I do other things beside develop Ames Stereo Pipeline. I actually have to this month because my projects’ budgets are being used to pay for other developers. This is a good thing because it gets dug in developers like me out of the way for a while so that new ideas can come in. One of the projects I occasionally get to help out on is HET Spheres.
This is a picture of that robot. The orange thingy is the SPHERE robot designed by MIT. The blue puck is an air carriage so we can do frictionless testing in 1G. There have been 3 SPHERES robots onboard the ISS for quite some time now and they’ve been hugely successful. However we wanted to have an upgrade of the processing power available on the SPHERES. We also wanted better wireless networking, cameras, additional sensors, and a display to interact with the Astronauts. While our manager, lord, and savior Mark listed off all these requirements, we attentively played angry birds. That’s when it suddenly became clear that all we ever wanted was already available in our palms. We’ll use cellphones! So, though crude, we glued a cellphone to the SPHERE and called it a day.

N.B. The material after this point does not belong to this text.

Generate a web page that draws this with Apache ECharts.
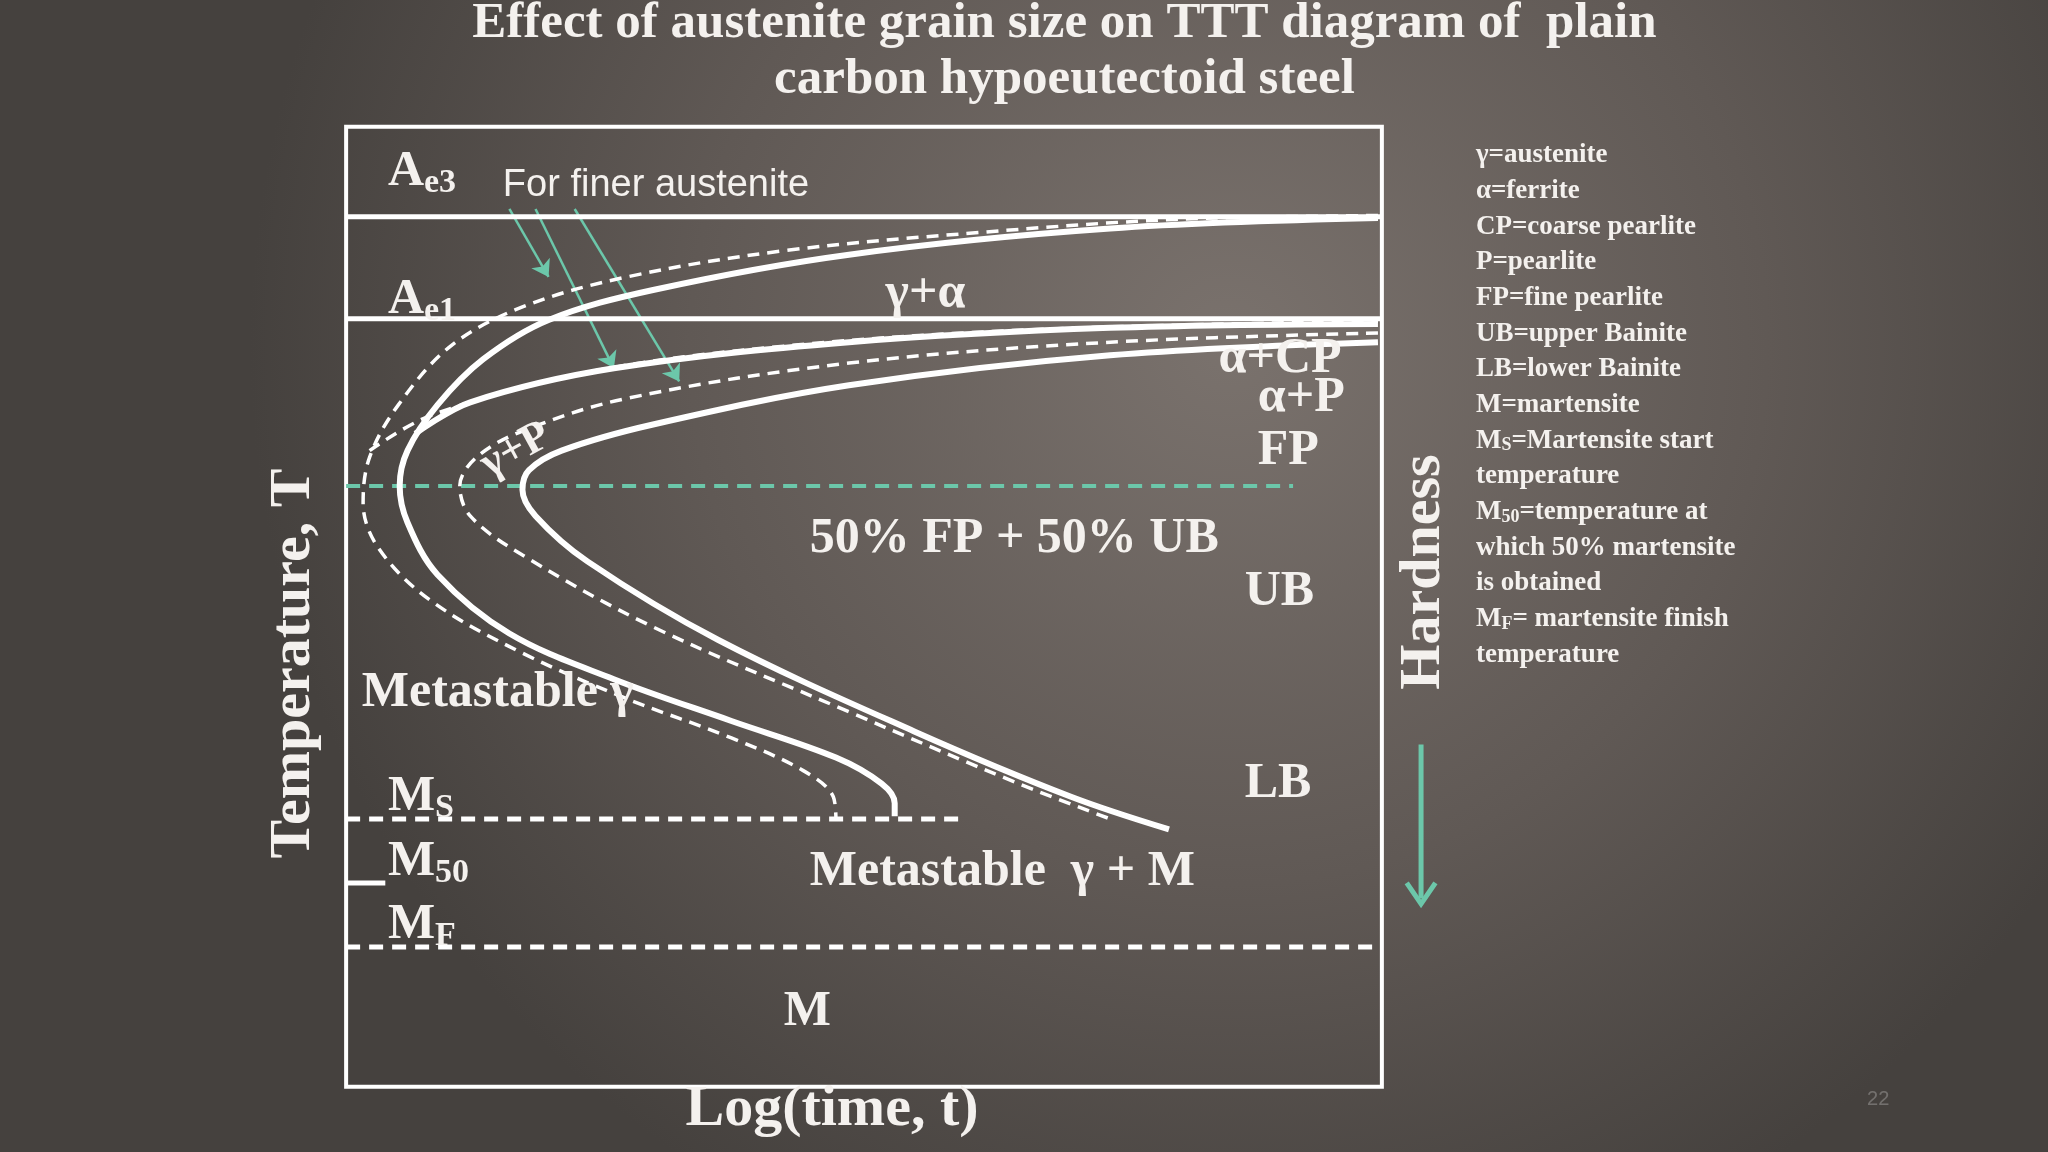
<!DOCTYPE html>
<html><head><meta charset="utf-8">
<script src="https://cdn.jsdelivr.net/npm/echarts@6/dist/echarts.min.js"></script>
<style>html,body{margin:0;padding:0;background:#4a4542}#main{width:2048px;height:1152px}</style>
</head><body><div id="main"></div>
<script>
// schematic TTT curves, x = log time units, y = temperature units
var startFine = [[790,667],[635,664],[485,654],[335,640],[215,620],[135,597],[80,567],[40,522],[18,482],[13,447],[25,412],[65,372],[135,332],[215,297],[295,267],[350,242],[373,222],[375,205]];
var startCoarse = [[790,665],[585,657],[385,637],[235,610],[155,587],[105,557],[70,522],[47,487],[41,460],[47,432],[70,392],[125,347],[205,312],[295,280],[375,252],[410,232],[420,217],[420,207]];
var pearliteFine = [[18,487],[65,514],[185,547],[335,567],[535,580],[790,586]];
var pearliteCoarse = [[53,500],[95,524],[205,550],[385,570],[585,581],[790,584]];
var finishFine = [[790,577],[585,570],[385,554],[215,527],[135,502],[100,482],[87,460],[95,437],[135,407],[235,352],[385,287],[515,232],[585,205]];
var finishCoarse = [[790,570],[585,560],[385,537],[235,507],[165,487],[140,472],[135,457],[145,437],[185,402],[285,342],[435,272],[555,222],[630,197]];
var tAe3 = 666, tAe1 = 588, tNose = 460, tMs = 205, tM50 = 156, tMf = 107;
var arrows = [[[125,672],[155,620]],[[145,672],[205,550]],[[175,672],[255,540]]];
var legendLines = ['γ=austenite','α=ferrite','CP=coarse pearlite','P=pearlite','FP=fine pearlite','UB=upper Bainite','LB=lower Bainite','M=martensite',
  '{t|M}{s|S}{t|=Martensite start}','temperature','{t|M}{s|50}{t|=temperature at}','which 50% martensite','is obtained','{t|M}{s|F}{t|= martensite finish}','temperature'];

var k = 2048/1568;
var W = '#ffffff', TEAL = '#6cc7aa', SERIF = '"Liberation Serif", "DejaVu Serif", serif';
function curve(d, dashed, w) {
  return {type:'line', data:d, smooth:0.35, symbol:'none', silent:true,
    lineStyle:{color:W, width:w||(dashed?3.5:6), type:dashed?[12,8]:'solid'}};
}
function hline(y, x0, x1, dashed, color, w) {
  return {type:'line', data:[[x0,y],[x1,y]], symbol:'none', silent:true, clip:false,
    lineStyle:{color:color||W, width:w||5, type:dashed?[14,9]:'solid'}};
}
function txt(x, y, s, size, extra) {
  var o = {type:'text', x:x*k, y:y*k, z:50, style:{text:s, fill:'#f4f1ee', font:'bold '+size+'px '+SERIF, textAlign:'left', textVerticalAlign:'middle'}};
  if (extra) for (var key in extra) o.style[key] = extra[key];
  return o;
}
var subRich = function(big, small, drop){ return {t:{fontSize:big, fontWeight:'bold', fontFamily:SERIF, fill:'#f4f1ee', color:'#f4f1ee'}, s:{fontSize:small, fontWeight:'bold', fontFamily:SERIF, color:'#f4f1ee', fill:'#f4f1ee', verticalAlign:'bottom', padding:[drop,0,0,0]}}; };

var graphics = [
  txt(815, 18, 'Effect of austenite grain size on TTT diagram of  plain', 51, {textAlign:'center'}),
  txt(815, 61, 'carbon hypoeutectoid steel', 51, {textAlign:'center'}),
  txt(297, 132, '{t|A}{s|e3}', 50, {rich:subRich(50,34,22)}),
  txt(297, 230, '{t|A}{s|e1}', 50, {rich:subRich(50,34,22)}),
  txt(385, 142, 'For finer austenite', 38, {font:'38px "Liberation Sans", Arial, sans-serif'}),
  txt(678, 225, 'γ+α', 50),
  txt(933, 275, 'α+CP', 50),
  txt(963, 305, 'α+P', 50),
  txt(963, 345, 'FP', 50),
  txt(620, 413, '50% FP + 50% UB', 50),
  txt(953, 453, 'UB', 50),
  txt(953, 600, 'LB', 50),
  txt(277, 531, 'Metastable γ', 50),
  txt(620, 668, 'Metastable  γ + M', 50),
  txt(600, 775, 'M', 50),
  txt(297, 610, '{t|M}{s|S}', 50, {rich:subRich(50,34,22)}),
  txt(297, 660, '{t|M}{s|50}', 50, {rich:subRich(50,34,22)}),
  txt(297, 708, '{t|M}{s|F}', 50, {rich:subRich(50,34,22)}),
  {type:'text', x:395*k, y:345*k, rotation:0.5, z:50, style:{text:'γ+P', fill:'#f4f1ee', font:'bold 44px '+SERIF, textAlign:'center', textVerticalAlign:'middle'}},
  {type:'text', x:225*k, y:508*k, rotation:Math.PI/2, z:50, style:{text:'Temperature, T', fill:'#f4f1ee', font:'bold 58px '+SERIF, textAlign:'center', textVerticalAlign:'middle'}},
  {type:'text', x:1090*k, y:438*k, rotation:Math.PI/2, z:50, style:{text:'Hardness', fill:'#f4f1ee', font:'bold 58px '+SERIF, textAlign:'center', textVerticalAlign:'middle'}},
  txt(637, 850, 'Log(time, t)', 58, {textAlign:'center'}),
  txt(1438, 842, '22', 20, {fill:'rgba(255,255,255,0.25)', font:'20px "Liberation Sans", sans-serif', textAlign:'center'}),
  {type:'line', z:50, shape:{x1:1088*k, y1:570*k, x2:1088*k, y2:688*k}, style:{stroke:TEAL, lineWidth:5}},
  {type:'polyline', z:50, shape:{points:[[1077*k,676*k],[1088*k,692*k],[1099*k,676*k]]}, style:{stroke:TEAL, lineWidth:5, fill:null}}
];
legendLines.forEach(function(s, i){
  graphics.push(txt(1130, 119 + i*27.3, s, 27, s.indexOf('{') >= 0 ? {rich:subRich(27,18,10)} : null));
});

var series = [
  hline(tAe3, 0, 793, false), hline(tAe1, 0, 793, false),
  hline(tNose, 0, 725, true, TEAL, 4),
  hline(tMs, 0, 470, true), hline(tM50, 0, 30, false), hline(tMf, 0, 793, true),
  curve(startFine, true), curve(startCoarse, false),
  curve(pearliteFine, true), curve(pearliteCoarse, false),
  curve(finishFine, true), curve(finishCoarse, false),
  {type:'lines', coordinateSystem:'cartesian2d', silent:true, symbol:['none','arrow'], symbolSize:16,
   lineStyle:{color:TEAL, width:2.5, opacity:1}, data:arrows.map(function(a){ return {coords:a}; })}
];

var chart = echarts.init(document.getElementById('main'));
chart.setOption({
  backgroundColor:{type:'radial', x:0.6, y:0.3, r:0.85, colorStops:[{offset:0,color:'#7a726d'},{offset:0.55,color:'#605955'},{offset:1,color:'#45413e'}]},
  animation:false,
  grid:{left:265*k, right:2048-1058*k, top:97*k, bottom:1152-832*k, show:true, borderColor:W, borderWidth:4, backgroundColor:'transparent'},
  xAxis:{type:'value', min:0, max:793, show:false},
  yAxis:{type:'value', min:0, max:735, show:false},
  series:series,
  graphic:graphics
});
</script>
</body></html>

Actually a lot more work happened then that and you can hear about that in Mark’s Google Tech Talk. I also wasn’t involved in any of that work. I tend to do other stuff that is SPHERES development related. But I spent all last week essentially auditing the console side code and the internal SPHERE GSP code. I remembered why I don’t like Java and Eclipse. (I have to type slower so Eclipse will autocomplete. :/) This all collimated into the following video of a test of having the SPHERE fly around a stuffed robot. We ran out of CO2 and our PD gains for orientation control are still out-of-whack, but it worked!
Congrats to Cosmogia and the PhoneSat team for hitching a ride on the first Antares flight into space!